The lot at Middlesex and Lake avenues — owned by Renaissance Properties as part of the District at Metuchen project that will house a Whole Foods Market — will also provide monthly parking.

Of 144 total spaces, 63 will be used for valet service, Ciesielka said.

“The Pearl Street monthlies will be moved to this lot,” he said, adding that hangtags for monthly customers will indicate the lot at which they should park.

The Gulton Street lot will accommodate 307 daily parkers with metered spots, including the 42 metered spaces that will be eliminated from the Halsey Street lot.

“It’s 0.7 miles from the Pearl Street facility,” Ciesielka said, adding that it’s a three- to four-minute drive without traffic.

Metered spots will be numbered, and customers will be able to pay for parking through their cellphones or online when they arrive to work, he said.

The price for metered parking will remain the same — $5 per day — but will now include shuttle service to and from Pearl Street near the train station.

“It’s going to be a luxury shuttle,” Ciesielka said.

Housing 40 to 50 passengers, the shuttles will run every 15 to 20 minutes, within five or 10 minutes of train arrivals and departures during peak times.

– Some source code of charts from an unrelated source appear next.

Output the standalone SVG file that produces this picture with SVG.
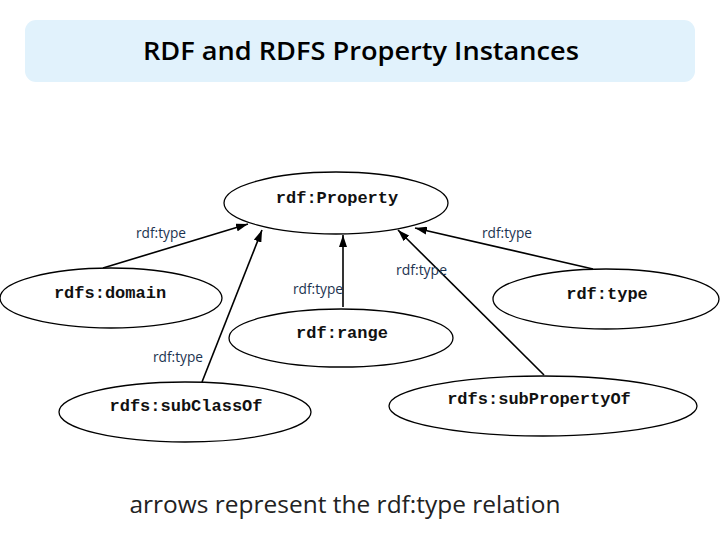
<svg xmlns="http://www.w3.org/2000/svg" width="720" height="540" viewBox="0 0 720 540">
<defs>
<marker id="ah" viewBox="0 0 12 8" refX="12" refY="4" markerWidth="12" markerHeight="8" markerUnits="userSpaceOnUse" orient="auto">
<path d="M0,0 L12,4 L0,8 Z" fill="#000"/>
</marker>
<style>
.node ellipse{fill:#fff;stroke:#000;stroke-width:1.3}
.node text{font-family:"Liberation Mono","Courier New",monospace;font-weight:bold;font-size:17px;text-anchor:middle;fill:#111}
.edges line{stroke:#000;stroke-width:1.6;marker-end:url(#ah)}
.lbl{font-family:"Open Sans","Noto Sans",sans-serif;font-size:14px;fill:#1c3350}
</style>
</defs>
<rect width="720" height="540" fill="#fff"/>
<g id="title">
<rect x="25" y="20" width="670" height="62" rx="11" fill="#e1f2fc"/>
<text x="361" y="60" font-family="'Open Sans','Noto Sans',sans-serif" font-weight="600" font-size="25" text-anchor="middle" fill="#000" textLength="436" lengthAdjust="spacingAndGlyphs">RDF and RDFS Property Instances</text>
</g>
<g class="edges" id="connectors">
<line x1="103" y1="268" x2="248" y2="224"/>
<line x1="202" y1="382" x2="262" y2="230"/>
<line x1="343" y1="307" x2="343" y2="235"/>
<line x1="544" y1="375" x2="398" y2="230"/>
<line x1="593" y1="269" x2="415" y2="228"/>
</g>
<g id="edge-labels">
<text class="lbl" x="136" y="238" textLength="50" lengthAdjust="spacingAndGlyphs">rdf:type</text>
<text class="lbl" x="482" y="238" textLength="50" lengthAdjust="spacingAndGlyphs">rdf:type</text>
<text class="lbl" x="293" y="294" textLength="50" lengthAdjust="spacingAndGlyphs">rdf:type</text>
<text class="lbl" x="396" y="275" textLength="51" lengthAdjust="spacingAndGlyphs">rdf:type</text>
<text class="lbl" x="153" y="362" textLength="50" lengthAdjust="spacingAndGlyphs">rdf:type</text>
</g>
<g class="node" id="n-property">
<ellipse cx="336" cy="203" rx="112" ry="31"/>
<text x="337" y="203">rdf:Property</text>
</g>
<g class="node" id="n-domain">
<ellipse cx="111" cy="298" rx="111" ry="30"/>
<text x="110" y="298">rdfs:domain</text>
</g>
<g class="node" id="n-range">
<ellipse cx="341" cy="338" rx="112" ry="29"/>
<text x="342" y="338">rdf:range</text>
</g>
<g class="node" id="n-type">
<ellipse cx="606" cy="299" rx="113" ry="30"/>
<text x="607" y="299">rdf:type</text>
</g>
<g class="node" id="n-subclassof">
<ellipse cx="185" cy="412" rx="126" ry="30"/>
<text x="186" y="411">rdfs:subClassOf</text>
</g>
<g class="node" id="n-subpropertyof">
<ellipse cx="543" cy="406" rx="154" ry="30"/>
<text x="539" y="404">rdfs:subPropertyOf</text>
</g>
<text x="345" y="513" font-family="'Open Sans','Noto Sans',sans-serif" font-size="24" text-anchor="middle" fill="#222" textLength="431" lengthAdjust="spacingAndGlyphs">arrows represent the rdf:type relation</text>
</svg>
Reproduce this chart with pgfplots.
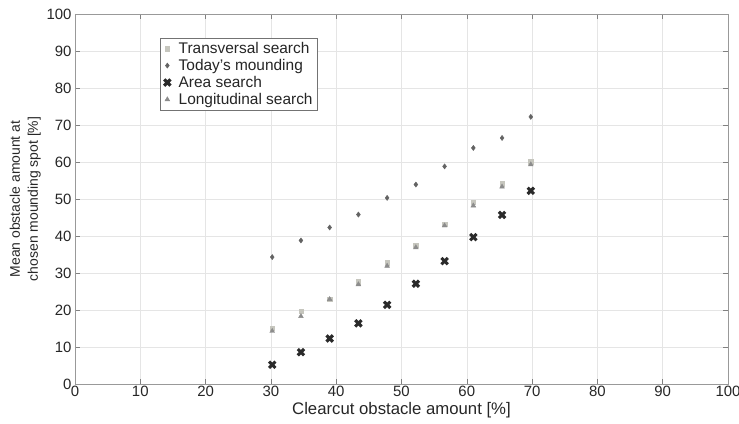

Ciesielka said the schedule may be altered according to need.

In the early weeks of shuttle service, customer service representatives will ride the shuttles to answer questions and guide customers through the process of paying, he said.

In addition, a soon-to-be-launched website,, will provide information on the new parking configuration, and the borough and Nexus will work together to disseminate the information to the public, Ciesielka said.

“I think what’s significant here … is that at all these new locations, there will be live people,” Roseman said. “So somebody isn’t going to drive into the lot and try to figure out, ‘What do I do now?’ ”

Because the Parking Authority does not own the new locations, the council must pass a resolution to allow for police enforcement at the lots.

Roseman, along with Councilman Jay Muldoon, praised the property owners at each of the three new lots for their cooperation and willingness to lease their land to the Parking Authority.

“It’s a partnership between everybody, because understand — when it’s all said and done — we’re all going to reap the benefits,” Ciesielka said. “The biggest thing is that through these trying times if we all work together, these things will work.”